No casualmente, creo yo, en Bolivia se fraguó la dirección contraria. A la más antigua usanza boliviana, un golpe militar depuso a Evo Morales, el presidente electo –por cuarta vez– en los comicios recientes, así como a su gobierno en bloque. No es difícil entrever las razones –basta con leer los documentos críticos del propio MAS– por las que Evo se lanzó en cuarta ocasión a luchar por la presidencia. Nada más equívoco en América Latina que dedicarse a capitalizar la mentalidad caudillista de una parte sustancial de estas sociedades. Cambiar estas mentalidades requerirá de décadas. Pero si la izquierda no es uno de los centros de la transformación, quedará suscrita una vez más a una historia que pretende abandonar.
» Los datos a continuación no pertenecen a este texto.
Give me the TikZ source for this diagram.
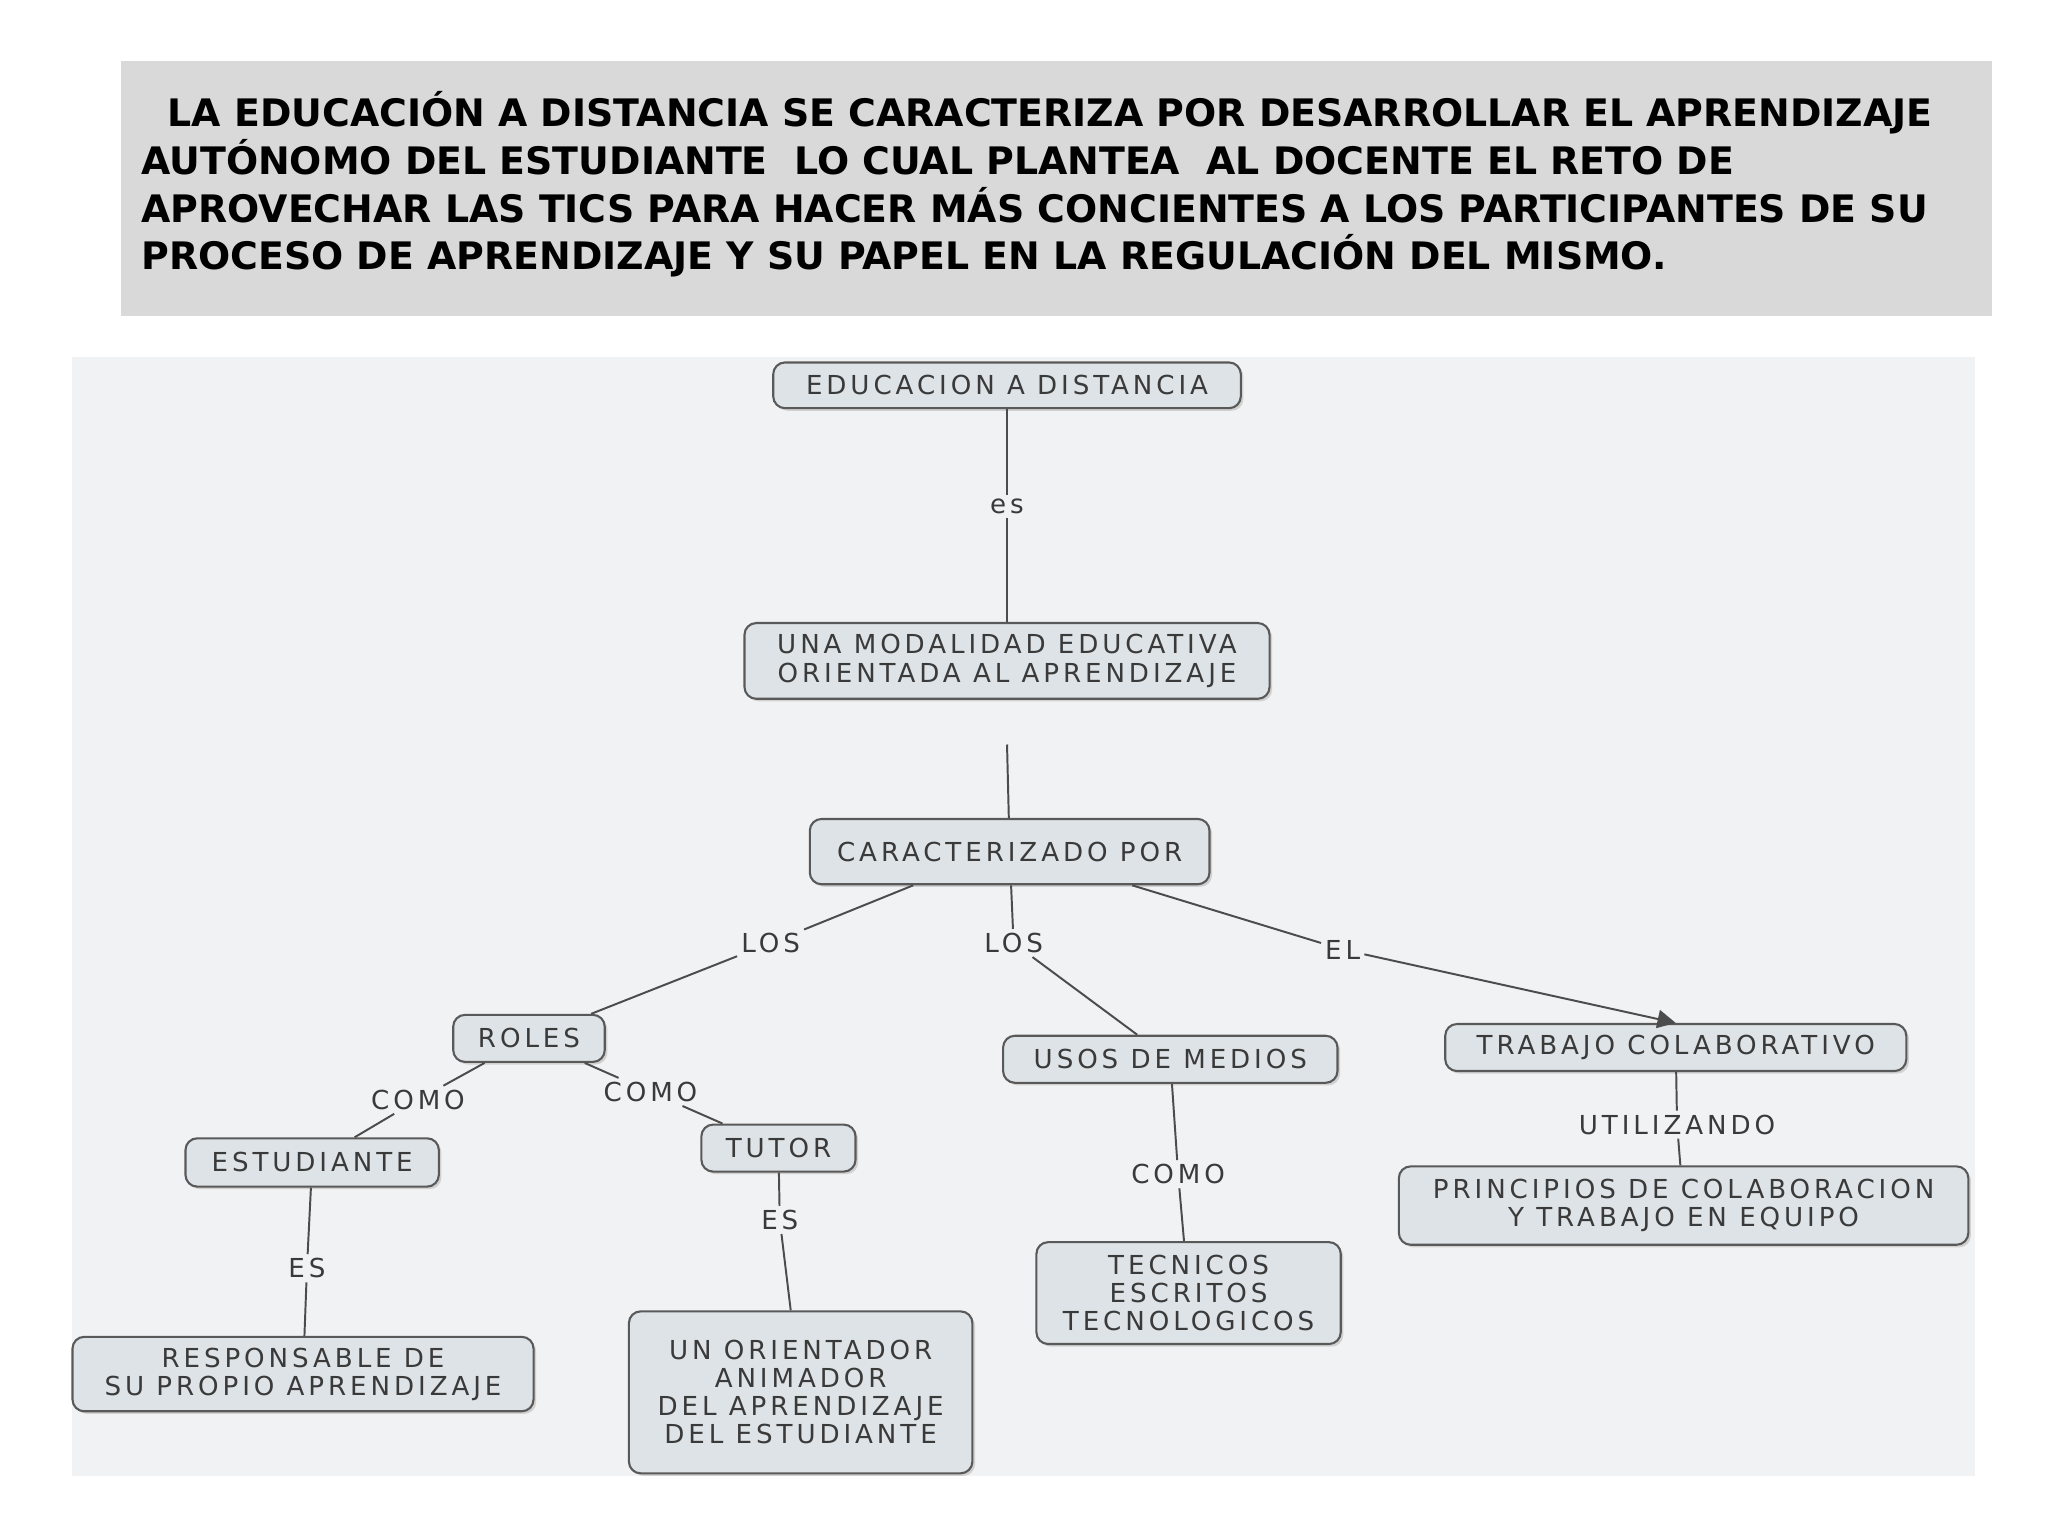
\documentclass[tikz,border=0pt]{standalone}
\usepackage{fontspec}
\setmainfont{DejaVu Sans}
\newfontfamily\nf[LetterSpace=15]{DejaVu Sans}
\usetikzlibrary{shadows,arrows.meta}
\definecolor{hdr}{HTML}{D9D9D9}
\definecolor{bgc}{HTML}{F1F2F3}
\definecolor{nfill}{HTML}{DDE3E6}
\definecolor{ntext}{HTML}{3A3A3A}
\tikzset{
 cbox/.style={draw=black!65,line width=1.6pt,fill=nfill,rounded corners=9pt,text=ntext,align=center,font=\nf\fontsize{20}{21.5}\selectfont,inner xsep=14pt,inner ysep=7pt,drop shadow={shadow xshift=2pt,shadow yshift=-2pt,fill=black!30}},
 lbl/.style={text=ntext,font=\nf\fontsize{20}{20}\selectfont,inner sep=3pt},
 cn/.style={draw=black!70,line width=1.5pt}
}
\begin{document}
\begin{tikzpicture}[x=1pt,y=-1pt]
\useasboundingbox (0,0) rectangle (1568,1176);
\fill[white] (0,0) rectangle (1568,1176);
\fill[hdr] (93,47) rectangle (1525,242);
\node[anchor=north west,align=left,font=\bfseries\fontsize{29}{36.5}\selectfont,inner sep=0pt] (hd) at (108,70)
 {\ \ LA EDUCACIÓN A DISTANCIA SE CARACTERIZA POR DESARROLLAR EL APRENDIZAJE\\
 AUTÓNOMO DEL ESTUDIANTE\ \ LO CUAL PLANTEA\ \ AL DOCENTE EL RETO DE\\
 APROVECHAR LAS TICS PARA HACER MÁS CONCIENTES A LOS PARTICIPANTES DE SU\\
 PROCESO DE APRENDIZAJE Y SU PAPEL EN LA REGULACIÓN DEL MISMO.};
\fill[bgc] (55,273) rectangle (1512,1130);
\node[cbox,minimum width=358pt,minimum height=35pt] (edu) at (771,295) {EDUCACION A DISTANCIA};
\node[cbox,minimum width=402pt,minimum height=58pt] (una) at (771,506) {UNA MODALIDAD EDUCATIVA\\ORIENTADA AL APRENDIZAJE};
\node[cbox,minimum width=306pt,minimum height=50pt] (car) at (773,652) {CARACTERIZADO POR};
\node[cbox,minimum width=116pt,minimum height=36pt] (rol) at (405,795) {ROLES};
\node[cbox,minimum width=256pt,minimum height=36pt] (uso) at (896,811) {USOS DE MEDIOS};
\node[cbox,minimum width=353pt,minimum height=36pt] (tra) at (1283,802) {TRABAJO COLABORATIVO};
\node[cbox,minimum width=194pt,minimum height=37pt] (est) at (239,890) {ESTUDIANTE};
\node[cbox,minimum width=118pt,minimum height=36pt] (tut) at (596,879) {TUTOR};
\node[cbox,minimum width=436pt,minimum height=60pt] (pri) at (1289,923) {PRINCIPIOS DE COLABORACION\\Y TRABAJO EN EQUIPO};
\node[cbox,minimum width=353pt,minimum height=57pt] (res) at (232,1052) {RESPONSABLE DE\\SU PROPIO APRENDIZAJE};
\node[cbox,minimum width=263pt,minimum height=124pt] (uno) at (613,1066) {UN ORIENTADOR\\ANIMADOR\\DEL APRENDIZAJE\\DEL ESTUDIANTE};
\node[cbox,minimum width=233pt,minimum height=78pt] (tec) at (910,990) {TECNICOS\\ESCRITOS\\TECNOLOGICOS};
\node[lbl] (l1) at (771,388) {es};
\node[lbl] (l2) at (590,722) {LOS};
\node[lbl] (l3) at (776,722) {LOS};
\node[lbl] (l4) at (1028,727) {EL};
\node[lbl] (l5) at (320,842) {COMO};
\node[lbl] (l6) at (498,836) {COMO};
\node[lbl] (l7) at (235,971) {ES};
\node[lbl] (l8) at (597,934) {ES};
\node[lbl] (l9) at (902,899) {COMO};
\node[lbl] (l10) at (1284,861) {UTILIZANDO};
\draw[cn] (edu) -- (l1) -- (una);
\draw[cn] (771,570) -- (car);
\draw[cn] (car.south west)++(80,0) -- (l2) -- (rol);
\draw[cn] (car) -- (l3) -- (uso);
\draw[cn] (car.south east)++(-60,0) -- (l4);
\draw[cn,-{Triangle[length=14pt,width=14pt]}] (l4) -- (tra.north);
\draw[cn] (rol) -- (l5) -- (est);
\draw[cn] (rol) -- (l6) -- (tut);
\draw[cn] (est) -- (l7) -- (res);
\draw[cn] (tut) -- (l8) -- (uno);
\draw[cn] (uso) -- (l9) -- (tec);
\draw[cn] (tra) -- (l10) -- (pri);
\end{tikzpicture}
\end{document}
Sin embargo, nada de esto justifica a los golpistas. Evo ganó la primera vuelta por un amplio margen, ofreció nuevas elecciones, llamó a un diálogo nacional. Nada de eso sirvió. Los golpistas nunca se propusieron hacer avanzar la democracia. De lo contrario, habrían actuado en concordancia: manifestaciones, apelaciones, recuentos, juicios. Su objetivo fue desde el principio claro: hundir a Bolivia en el viejo laberinto de las armas.
En México y en Argentina gobiernan fuerzas que se apelan a sí mismas como progresistas. Ninguna ha intentado –ni tampoco intentará– definirse en al ámbito de alguno de los múltiples espectros de la izquierda: en Argentina, el peronismo hace rato que se identifica oficialmente con la noción del populismo; en México, Morena representa una actualización del nacionalismo con rasgos distributivos. En este sentido, que nadie se llame a engaño. La izquierda debe tomar posición favorable o crítica frente a ciertas políticas, pero no confundirse con ellas.
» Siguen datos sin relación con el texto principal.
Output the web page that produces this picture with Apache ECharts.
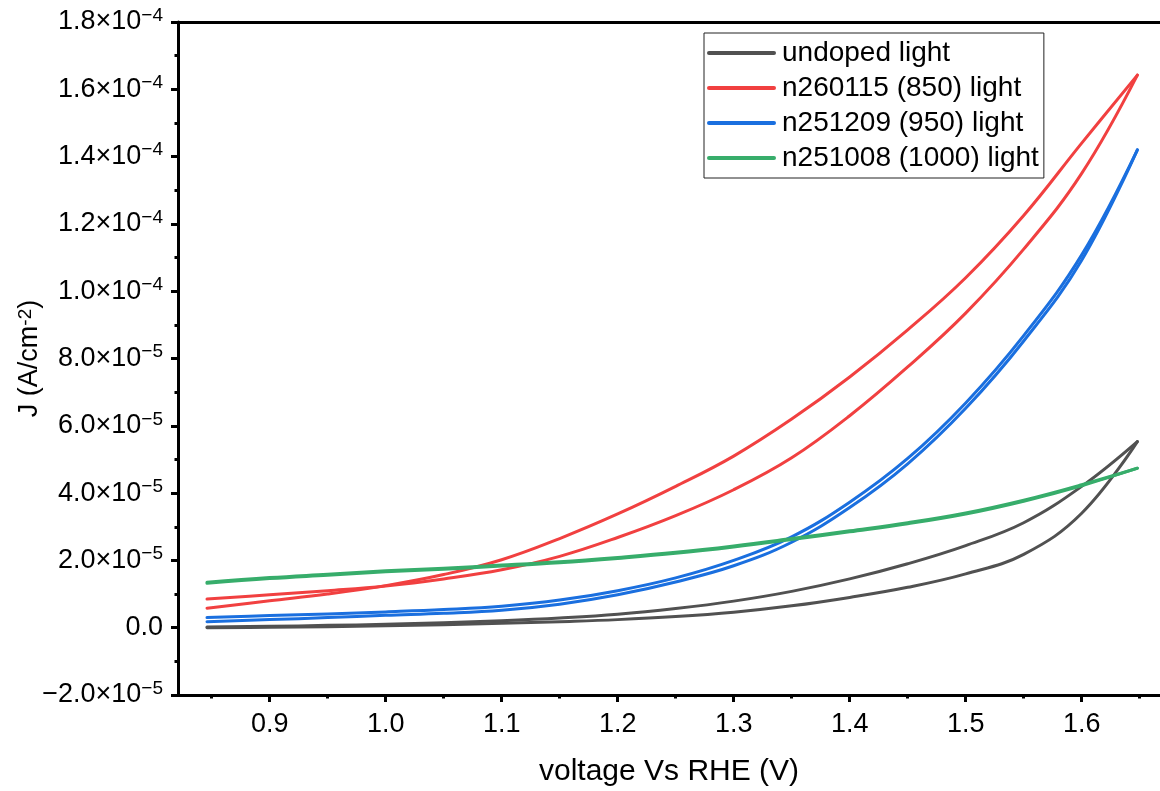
<!DOCTYPE html>
<html>
<head>
<meta charset="utf-8">
<script src="https://cdn.jsdelivr.net/npm/echarts@6/dist/echarts.min.js"></script>
<style>
  html, body { margin: 0; padding: 0; background: #fff; }
  #chart { width: 1160px; height: 791px; }
</style>
</head>
<body>
<div id="chart"></div>
<script>
// Applied potential, V vs RHE (shared sampling grid for every scan branch)
const voltage = [0.846, 0.9, 0.95, 1.0, 1.05, 1.1, 1.15, 1.2, 1.25, 1.3, 1.35, 1.4, 1.45, 1.5, 1.55, 1.6, 1.648];

// Current density J, in units of 1e-5 A/cm^2
const undopedUpper = [0.02, 0.04, 0.07, 0.10, 0.15, 0.21, 0.29, 0.40, 0.57, 0.79, 1.08, 1.45, 1.90, 2.44, 3.12, 4.20, 5.53];
const undopedLower = [0.00, 0.01, 0.03, 0.06, 0.09, 0.13, 0.18, 0.24, 0.33, 0.46, 0.65, 0.90, 1.20, 1.60, 2.18, 3.40, 5.53];

const n850Upper = [0.58, 0.80, 1.00, 1.25, 1.58, 2.02, 2.65, 3.38, 4.20, 5.10, 6.20, 7.45, 8.85, 10.40, 12.25, 14.40, 16.42];
const n850Lower = [0.85, 0.98, 1.10, 1.24, 1.45, 1.72, 2.12, 2.68, 3.33, 4.10, 5.05, 6.30, 7.75, 9.35, 11.25, 13.50, 16.42];

const n950Upper = [0.30, 0.36, 0.41, 0.47, 0.54, 0.64, 0.82, 1.10, 1.48, 2.00, 2.70, 3.73, 5.03, 6.68, 8.68, 11.08, 14.20];
const n950Lower = [0.18, 0.24, 0.30, 0.37, 0.43, 0.52, 0.70, 0.98, 1.36, 1.84, 2.54, 3.57, 4.87, 6.52, 8.52, 10.92, 14.20];

const n1000Upper = [1.35, 1.49, 1.59, 1.69, 1.77, 1.86, 1.96, 2.09, 2.24, 2.43, 2.65, 2.88, 3.12, 3.41, 3.79, 4.25, 4.74];
const n1000Lower = [1.32, 1.46, 1.56, 1.66, 1.74, 1.83, 1.93, 2.06, 2.21, 2.40, 2.62, 2.85, 3.09, 3.38, 3.76, 4.22, 4.74];

const seriesNames = ['undoped light', 'n260115 (850) light', 'n251209 (950) light', 'n251008 (1000) light'];
const seriesColors = ['#515151', '#F14040', '#1A6FDF', '#37AD6B'];
const branches = [
  [undopedUpper, undopedLower],
  [n850Upper, n850Lower],
  [n950Upper, n950Lower],
  [n1000Upper, n1000Lower]
];

const xMajorTicks = [0.9, 1.0, 1.1, 1.2, 1.3, 1.4, 1.5, 1.6];
const xMinorTicks = [0.85, 0.95, 1.05, 1.15, 1.25, 1.35, 1.45, 1.55, 1.65];

const FONT = '"Liberation Sans", Arial, sans-serif';
const X_MIN = 0.821, X_MAX = 1.6675;

// Tick label in the form m.m×10^e (value given in units of 1e-5)
function sciLabel(v) {
  if (Math.abs(v) < 1e-9) return '{b|0.0}';
  const j = v * 1e-5;
  const e = Math.floor(Math.log10(Math.abs(j)) + 1e-9);
  const m = (j / Math.pow(10, e)).toFixed(1).replace('-', '\u2212');
  return '{b|' + m + '\u00d710}{s|\u2212' + Math.abs(e) + '}';
}

const series = [];
branches.forEach((pair, k) => {
  pair.forEach(arr => {
    series.push({
      name: seriesNames[k],
      type: 'line',
      data: voltage.map((v, i) => [v, arr[i]]),
      smooth: 0.4,
      symbol: 'none',
      color: seriesColors[k],
      lineStyle: { width: 3, color: seriesColors[k], cap: 'round', join: 'round' },
      z: 2 + k
    });
  });
});

const chart = echarts.init(document.getElementById('chart'), null, { renderer: 'canvas' });
chart.setOption({
  animation: false,
  backgroundColor: '#fff',
  grid: { left: 178, right: 0, top: 22, bottom: 96, outerBoundsMode: 'none', containLabel: false },
  legend: {
    data: seriesNames,
    orient: 'vertical',
    left: 704,
    top: 33,
    padding: [6, 5, 6, 3],
    itemWidth: 65,
    itemHeight: 14,
    itemGap: 7,
    borderColor: '#222',
    borderWidth: 1,
    itemStyle: { opacity: 0 },
    lineStyle: { width: 4, cap: 'round' },
    textStyle: { fontFamily: FONT, fontSize: 28, color: '#000', lineHeight: 28, padding: [0, 0, 0, 3] }
  },
  xAxis: [
    {
      type: 'value',
      min: X_MIN,
      max: X_MAX,
      name: 'voltage Vs RHE (V)',
      nameLocation: 'middle',
      nameGap: 62,
      nameMoveOverlap: false,
      nameTextStyle: { fontFamily: FONT, fontSize: 30, color: '#000' },
      axisLine: { show: true, onZero: false, lineStyle: { color: '#000', width: 3 } },
      axisTick: { show: true, customValues: xMajorTicks, length: 7, lineStyle: { color: '#000', width: 3 } },
      axisLabel: {
        customValues: xMajorTicks,
        margin: 16,
        fontFamily: FONT, fontSize: 27, color: '#000',
        formatter: v => v.toFixed(1)
      },
      splitLine: { show: false }
    },
    {
      type: 'value',
      min: X_MIN,
      max: X_MAX,
      position: 'bottom',
      axisLine: { show: false, onZero: false },
      axisTick: { show: true, customValues: xMinorTicks, length: 3.5, lineStyle: { color: '#000', width: 3 } },
      axisLabel: { show: false },
      splitLine: { show: false }
    },
    {
      type: 'value',
      min: X_MIN,
      max: X_MAX,
      position: 'top',
      axisLine: { show: true, onZero: false, lineStyle: { color: '#000', width: 3 } },
      axisTick: { show: false },
      axisLabel: { show: false },
      splitLine: { show: false }
    }
  ],
  yAxis: {
    type: 'value',
    min: -2,
    max: 18,
    interval: 2,
    name: 'J (A/cm{s|-2})',
    nameLocation: 'middle',
    nameGap: 135,
    nameMoveOverlap: false,
    nameTextStyle: {
      fontFamily: FONT, fontSize: 27, color: '#000',
      rich: {
        s: { fontFamily: FONT, fontSize: 19, lineHeight: 19, verticalAlign: 'top', color: '#000' }
      }
    },
    axisLine: { show: true, onZero: false, lineStyle: { color: '#000', width: 3 } },
    axisTick: { show: true, length: 7, lineStyle: { color: '#000', width: 3 } },
    minorTick: { show: true, splitNumber: 2, length: 3.5, lineStyle: { color: '#000', width: 3 } },
    axisLabel: {
      margin: 15,
      formatter: sciLabel,
      rich: {
        b: { fontFamily: FONT, fontSize: 27, lineHeight: 32, color: '#000' },
        s: { fontFamily: FONT, fontSize: 19, lineHeight: 19, verticalAlign: 'top', color: '#000' }
      }
    },
    splitLine: { show: false },
    minorSplitLine: { show: false }
  },
  series: series
});
</script>
</body>
</html>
Sin embargo, cabe hacer una reflexión sobre los límites de las franjas del progresismo, que gobernaron durante década y media, y hoy son asediadas por el retorno de la derecha de la década de los 80.
En primer lugar, el progresismo obtiene su consenso no porque represente una opción al monetarismo, sino como dispositivo para redistribuir una parte de lo que éste acaba concentrando en élites cuasi oligárquicas. Y así confunde –o hace como que confunde– la redistribución de la riqueza con la proliferación de consumidores. Es absolutamente vulnerable frente a crisis fiscales mayores.
En segundo lugar, el problema central del progresismo es cómo ampliar la lógica de los mercados, no pugnar por nuevas formas de vida, producción y organización social. Basta con echar un vistazo al mecanismo que propicia para efectuar redistribuciones de ingreso: ampliar y respaldar la proliferación del ciudadano-endeudado.
En tercer lugar, el progresismo –incluso en su versión populista– no es un enemigo del
esquema neoliberal. Por el contrario, lo cohabita en calidad de antagonista. Se trata de adversarios en búsqueda todavía de un pacto más general.